Current policy is not humane. Under Article 22, Governments must help refugee children separated from their parents to be reunited with them. That means they should get legal aid too. As we have heard, currently the UK is the only major European country that refuses this, and it is directly at odds with the best interests of the child.

This policy is leaving some of the most vulnerable children separated from their families at a time when they need their parents most. It puts child refugees in the care of local authorities, which, as we have heard, can ill afford to support them. This leaves parents with an impossible choice: never to see their closest family again or to embark on a dangerous journey to try to reach them. This is contrary to the Government’s own policy of reducing the incentives for people to attempt to enter the UK illegally.
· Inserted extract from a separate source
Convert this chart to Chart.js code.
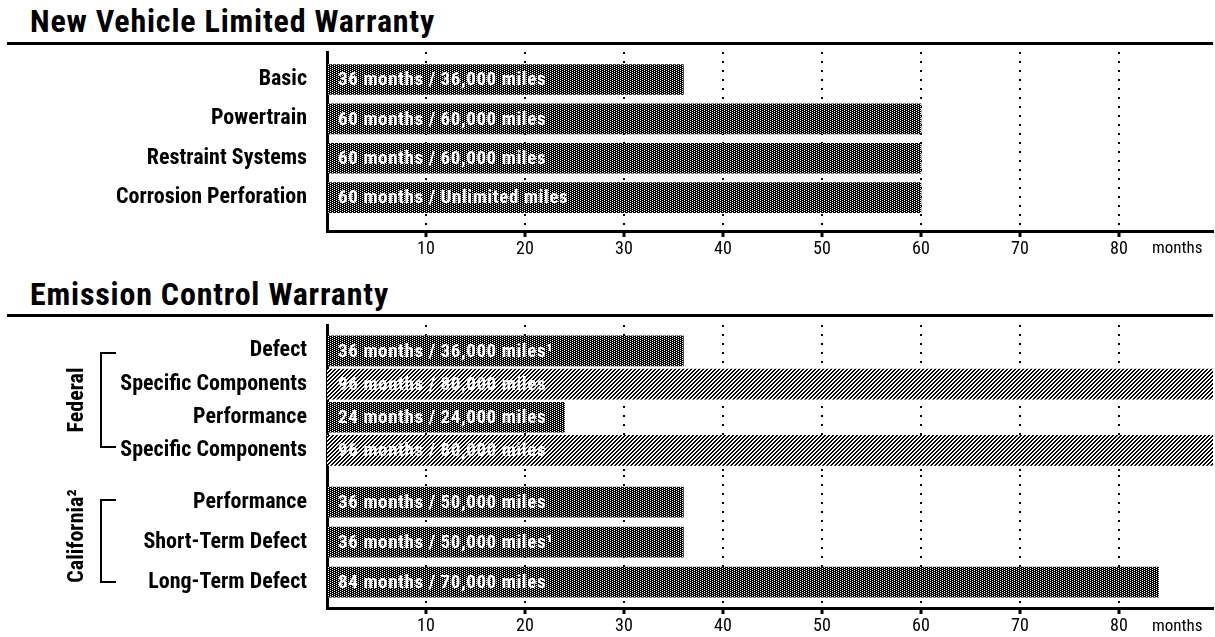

The Government have recognised these children as refugees, stating that it would be unsafe for them to return to their country of origin, yet, unlike adult refugees, they are denied the opportunity to be joined by their closest relatives.

Child refugees should at least be treated as equal to adult refugees under the Government’s family reunion policy. Indeed, they have more need for family reunion than any adult. The last time this was debated, the government spokesman claimed that a similar Bill would undermine government “safeguarding responsibilities”. I believe it would do the opposite. Having one or more parents with them in the UK is more likely, as long as checks about their best interests are made, to improve the safeguarding of children who are vulnerable, as we have heard, to recruitment by criminal gangs for modern slavery, sexual exploitation or illegal work.

The UK Government have argued that changing the rules would encourage parents to send their children on unsafe journeys to secure refugee status to enable families to join them. There is no evidence to support this argument. Family separation is not only not in the children’s interests, it is not in anyone’s interests.